Jim had been a member of the same community for 75 years, married 57 years, had four daughters, 11 grandkids and 2 greats. Besides raising children and blessing his grandchildren, Jim was an Alfalfa hay farmer.

Alfalfa was his crop of choice. Jim, his brother and their father cleared the sage brush, leveled out the sand dunes bringing that rough piece of ground into productive crop land. As I sat there at the funeral with over 300 people listening to memories after memories, I was thinking you never know who you are impacting.

Many of those 300+ people who attended the funeral had intersected at a particular point in time with Jim, some from his youth, others from work relationships, and of course, family–siblings for the whole ride, wife and children and grandchildren having the closest interactions.
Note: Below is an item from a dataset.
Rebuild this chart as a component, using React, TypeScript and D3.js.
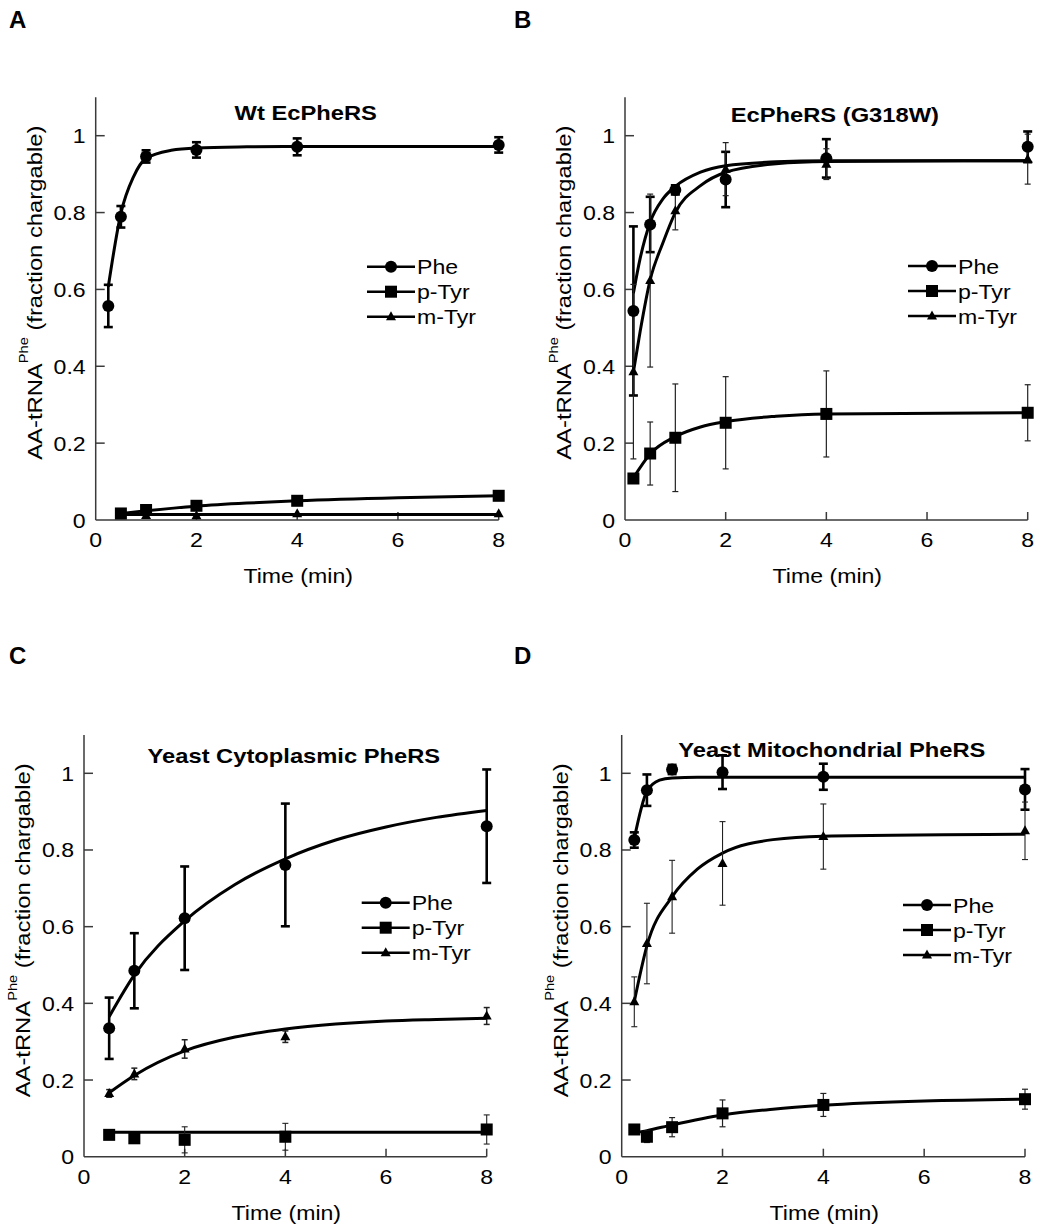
import * as d3 from "d3";

// ---- data ----
const seriesNames = ["Phe", "p-Tyr", "m-Tyr"];
const panelTitles = ["Wt EcPheRS", "EcPheRS (G318W)", "Yeast Cytoplasmic PheRS", "Yeast Mitochondrial PheRS"];
const panelLetters = ["A", "B", "C", "D"];
const xTicks = [0, 2, 4, 6, 8];
const yTicks = [0, 0.2, 0.4, 0.6, 0.8, 1];

// A: Wt EcPheRS
const aPheTime = [0.25, 0.5, 1, 2, 4, 8];
const aPhe = [0.557, 0.789, 0.946, 0.963, 0.971, 0.976];
const aPheErr = [0.055, 0.028, 0.016, 0.02, 0.022, 0.02];
const aTyrTime = [0.5, 1, 2, 4, 8];
const aPTyr = [0.017, 0.026, 0.037, 0.05, 0.063];
const aPTyrErr = [0, 0, 0, 0, 0];
const aMTyr = [0.014, 0.012, 0.011, 0.016, 0.016];
const aMTyrErr = [0, 0, 0, 0, 0];
const aPheFitTime = [0.25, 0.5, 0.75, 1, 1.5, 2, 3, 4, 8];
const aPheFit = [0.607, 0.798, 0.893, 0.941, 0.962, 0.968, 0.971, 0.972, 0.972];
const aPTyrFitTime = [0.5, 1, 2, 3, 4, 6, 8];
const aPTyrFit = [0.017, 0.024, 0.036, 0.044, 0.05, 0.058, 0.063];
const aMTyrFitTime = [0.5, 8];
const aMTyrFit = [0.014, 0.014];

// B: EcPheRS (G318W)
const bTime = [0.167, 0.5, 1, 2, 4, 8];
const bPhe = [0.544, 0.769, 0.859, 0.886, 0.941, 0.971];
const bPheErr = [0.22, 0.072, 0.012, 0.072, 0.05, 0.04];
const bPTyr = [0.108, 0.173, 0.214, 0.253, 0.276, 0.279];
const bPTyrErr = [0, 0.082, 0.14, 0.12, 0.112, 0.073];
const bMTyr = [0.386, 0.623, 0.805, 0.913, 0.926, 0.939];
const bMTyrErr = [0.227, 0.225, 0.05, 0.069, 0.04, 0.065];
const bFitTime = [0.167, 0.3, 0.5, 0.75, 1, 1.5, 2, 3, 4, 8];
const bPheFit = [0.59, 0.68, 0.775, 0.835, 0.868, 0.905, 0.922, 0.932, 0.935, 0.935];
const bMTyrFit = [0.385, 0.49, 0.625, 0.72, 0.8, 0.87, 0.905, 0.927, 0.933, 0.935];
const bPTyrFitTime = [0.167, 0.5, 1, 1.5, 2, 3, 4, 8];
const bPTyrFit = [0.11, 0.172, 0.217, 0.242, 0.256, 0.27, 0.276, 0.279];

// C: Yeast cytoplasmic PheRS
const cTime = [0.5, 1, 2, 4, 8];
const cPhe = [0.335, 0.485, 0.622, 0.761, 0.862];
const cPheErr = [0.08, 0.098, 0.135, 0.16, 0.148];
const cPTyr = [0.057, 0.048, 0.044, 0.052, 0.071];
const cPTyrErr = [0.01, 0.01, 0.034, 0.035, 0.038];
const cMTyr = [0.165, 0.216, 0.281, 0.313, 0.367];
const cMTyrErr = [0.01, 0.015, 0.024, 0.015, 0.022];
const cFitTime = [0.5, 1, 2, 3, 4, 5, 6, 7, 8];
const cPheFit = [0.365, 0.474, 0.615, 0.71, 0.777, 0.826, 0.86, 0.885, 0.903];
const cMTyrFit = [0.167, 0.212, 0.276, 0.312, 0.333, 0.346, 0.354, 0.358, 0.361];
const cPTyrFitTime = [0.5, 8];
const cPTyrFit = [0.064, 0.064];

// D: Yeast mitochondrial PheRS
const dTime = [0.25, 0.5, 1, 2, 4, 8];
const dPhe = [0.826, 0.956, 1.01, 1.003, 0.991, 0.958];
const dPheErr = [0.02, 0.041, 0.012, 0.044, 0.034, 0.053];
const dPTyr = [0.071, 0.052, 0.077, 0.113, 0.135, 0.15];
const dPTyrErr = [0.01, 0.015, 0.025, 0.035, 0.03, 0.026];
const dMTyr = [0.404, 0.556, 0.678, 0.765, 0.835, 0.85];
const dMTyrErr = [0.065, 0.105, 0.095, 0.109, 0.085, 0.075];
const dPheFitTime = [0.25, 0.5, 0.75, 1, 1.5, 2, 8];
const dPheFit = [0.83, 0.953, 0.982, 0.988, 0.99, 0.99, 0.99];
const dMTyrFitTime = [0.25, 0.5, 1, 1.5, 2, 3, 4, 8];
const dMTyrFit = [0.405, 0.55, 0.678, 0.75, 0.792, 0.827, 0.836, 0.841];
const dPTyrFitTime = [0.25, 0.5, 1, 2, 3, 4, 6, 8];
const dPTyrFit = [0.062, 0.068, 0.083, 0.109, 0.124, 0.134, 0.145, 0.15];

// ---- layout ----
const FONT = '"Liberation Sans", Arial, Helvetica, sans-serif';
const markers = ["circle", "square", "triangle"];
const mk = (t, v, e, ft, fv, ew, cap) => ({t, v, e, ft, fv, ew, cap});

const panels = [
    {x0: 95.7, x8: 498.7, y0: 520, y1: 135.7, lx: 367, ly: 266.7, titleDy: -15.7, lbl: [9, 28],
        series: [
            mk(aPheTime, aPhe, aPheErr, aPheFitTime, aPheFit, 2.6, 4.5),
            mk(aTyrTime, aPTyr, aPTyrErr, aPTyrFitTime, aPTyrFit, 1.2, 3),
            mk(aTyrTime, aMTyr, aMTyrErr, aMTyrFitTime, aMTyrFit, 1.2, 3),
        ]},
    {x0: 625, x8: 1027.7, y0: 520, y1: 135.7, lx: 908, ly: 266, titleDy: -14, lbl: [514, 28],
        series: [
            mk(bTime, bPhe, bPheErr, bFitTime, bPheFit, 2.6, 4.5),
            mk(bTime, bPTyr, bPTyrErr, bPTyrFitTime, bPTyrFit, 1.2, 3),
            mk(bTime, bMTyr, bMTyrErr, bFitTime, bMTyrFit, 1.2, 3),
        ]},
    {x0: 84, x8: 486.7, y0: 1156.7, y1: 773.3, lx: 361.7, ly: 902.7, titleDy: -10.6, lbl: [9, 664],
        series: [
            mk(cTime, cPhe, cPheErr, cFitTime, cPheFit, 2.6, 4.5),
            mk(cTime, cPTyr, cPTyrErr, cPTyrFitTime, cPTyrFit, 1.1, 3),
            mk(cTime, cMTyr, cMTyrErr, cFitTime, cMTyrFit, 1.5, 3),
        ]},
    {x0: 621.7, x8: 1025, y0: 1156.7, y1: 773.3, lx: 903, ly: 905, titleDy: -16.6, lbl: [514, 664],
        series: [
            mk(dTime, dPhe, dPheErr, dPheFitTime, dPheFit, 2.6, 4.5),
            mk(dTime, dPTyr, dPTyrErr, dPTyrFitTime, dPTyrFit, 1.2, 3),
            mk(dTime, dMTyr, dMTyrErr, dMTyrFitTime, dMTyrFit, 1.1, 3),
        ]},
];

const T = ({x, y, size = 21, sx = 1.1, anchor = "start", bold = false, rotate = 0, children}) => (
    <text
        transform={`translate(${x},${y})${rotate ? ` rotate(${rotate})` : ""} scale(${sx},1)`}
        fontSize={size}
        fontWeight={bold ? "bold" : "normal"}
        textAnchor={anchor}
        fill="#000">
        {children}
    </text>
);

const Marker = ({kind, x, y}) => {
    if (kind === "circle") return <circle cx={x} cy={y} r={6} fill="#000"/>;
    if (kind === "square") return <rect x={x - 6} y={y - 6} width={12} height={12} fill="#000"/>;
    return <path d={`M${x},${y - 5.5}L${x + 5},${y + 3.5}L${x - 5},${y + 3.5}Z`} fill="#000"/>;
};

const Panel = ({p, i}) => {
    const xs = d3.scaleLinear().domain([0, 8]).range([p.x0, p.x8]);
    const ys = d3.scaleLinear().domain([0, 1]).range([p.y0, p.y1]);
    const line = d3.line().x(d => xs(d[0])).y(d => ys(d[1])).curve(d3.curveMonotoneX);
    const axisColor = "#3a3a3a";
    const cx = (p.x0 + p.x8) / 2;

    return (
        <g>
            <T x={p.lbl[0]} y={p.lbl[1]} size={24} sx={1} bold>{panelLetters[i]}</T>
            <T x={cx + 8.5} y={p.y1 + p.titleDy} size={21} sx={1.13} anchor="middle" bold>{panelTitles[i]}</T>

            {/* axes */}
            <line x1={p.x0} x2={p.x0} y1={p.y0} y2={ys(1.1)} stroke={axisColor} strokeWidth={1.5}/>
            <line x1={p.x0} x2={p.x8} y1={p.y0} y2={p.y0} stroke={axisColor} strokeWidth={1.5}/>
            {yTicks.map(v => (
                <g key={"y" + v}>
                    {v > 0 && <line x1={p.x0} x2={p.x0 + 9} y1={ys(v)} y2={ys(v)} stroke={axisColor} strokeWidth={1.5}/>}
                    <T x={p.x0 - 10} y={ys(v) + 7.5} anchor="end">{d3.format("~g")(v)}</T>
                </g>
            ))}
            {xTicks.map(v => (
                <g key={"x" + v}>
                    {v > 0 && <line x1={xs(v)} x2={xs(v)} y1={p.y0} y2={p.y0 - 8} stroke={axisColor} strokeWidth={1.5}/>}
                    <T x={xs(v)} y={p.y0 + 27} anchor="middle">{String(v)}</T>
                </g>
            ))}
            <T x={cx + 1} y={p.y0 + 63} anchor="middle">Time (min)</T>
            <T x={p.x0 - 54} y={p.y1 + 157} size={19.5} sx={1.22} rotate={-90} anchor="middle">
                <tspan>AA-tRNA</tspan>
                <tspan dy={-13.5} fontSize={12}>Phe</tspan>
                <tspan dy={13.5}> (fraction chargable)</tspan>
            </T>

            {/* fitted curves */}
            {p.series.map((s, k) => (
                <path key={"f" + k} d={line(s.ft.map((t, j) => [t, s.fv[j]]))}
                      fill="none" stroke="#000" strokeWidth={3}/>
            ))}

            {/* error bars */}
            {p.series.map((s, k) => s.t.map((t, j) => {
                const e = s.e[j];
                if (!e) return null;
                const x = xs(t);
                const yt = ys(s.v[j] + e), yb = ys(s.v[j] - e);
                const col = k === 0 ? "#000" : "#222";
                return (
                    <g key={"e" + k + "-" + j} stroke={col} strokeWidth={s.ew}>
                        <line x1={x} x2={x} y1={yt} y2={yb}/>
                        <line x1={x - s.cap} x2={x + s.cap} y1={yt} y2={yt}/>
                        <line x1={x - s.cap} x2={x + s.cap} y1={yb} y2={yb}/>
                    </g>
                );
            }))}

            {/* data points */}
            {p.series.map((s, k) => s.t.map((t, j) => (
                <Marker key={"m" + k + "-" + j} kind={markers[k]} x={xs(t)} y={ys(s.v[j])}/>
            )))}

            {/* legend */}
            {seriesNames.map((n, k) => {
                const y = p.ly + k * 25;
                return (
                    <g key={"l" + n}>
                        <line x1={p.lx} x2={p.lx + 48} y1={y} y2={y} stroke="#000" strokeWidth={2.5}/>
                        <Marker kind={markers[k]} x={p.lx + 24} y={y}/>
                        <T x={p.lx + 50} y={y + 7.5}>{n}</T>
                    </g>
                );
            })}
        </g>
    );
};

const App = () => {
    return (
        <svg width={1037} height={1230}
             style={{position: "absolute", left: 0, top: 0, display: "block", background: "#fff"}}
             fontFamily={FONT}>
            <rect width={1037} height={1230} fill="#fff"/>
            {panels.map((p, i) => <Panel key={i} p={p} i={i}/>)}
        </svg>
    );
};

export default App;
Jim and my path crossed not because of farming, but because we were friends with his kids and our kids were friends with his grandkids. My first memory of Jim was at a soccer game. I was the coach and my son Stephen and Ian, Jim’s grandson, were playing a game. Grandpa and Grandma had come over for the weekend to take in the festivities. Throughout the funeral, it was apparent that Grandpa and Grandma had made participating in their children and grandchildren’s lives a priority. Now many of you may not know many older farmers, but they are not that much different than other hardworking folks from that generation. Jim was still strong as an ox. You could tell from his handshake that he was well acquainted with work as his hand engulfed yours followed by a steady strong look into your eyes that communicated trust and respect–and maybe a little measure of how many 3 string bales of Alfalfa you could stack! Our relationship was a new one and far too short. Every day each of us get an opportunity to bless someone, sometimes for a moment or a little longer or a lifetime. We will never know most of the impacts that we will have on many of those relationships, but last weekend was a reminder to me to make the most of every one of them.

In every relationship, every interaction, let’s be generous and kind in all that we do because when we pass from this life to the next, our impact on our local communities will be through those relationships and the generations still here. Jim’s life left an impact on at least 300 + people, including mine.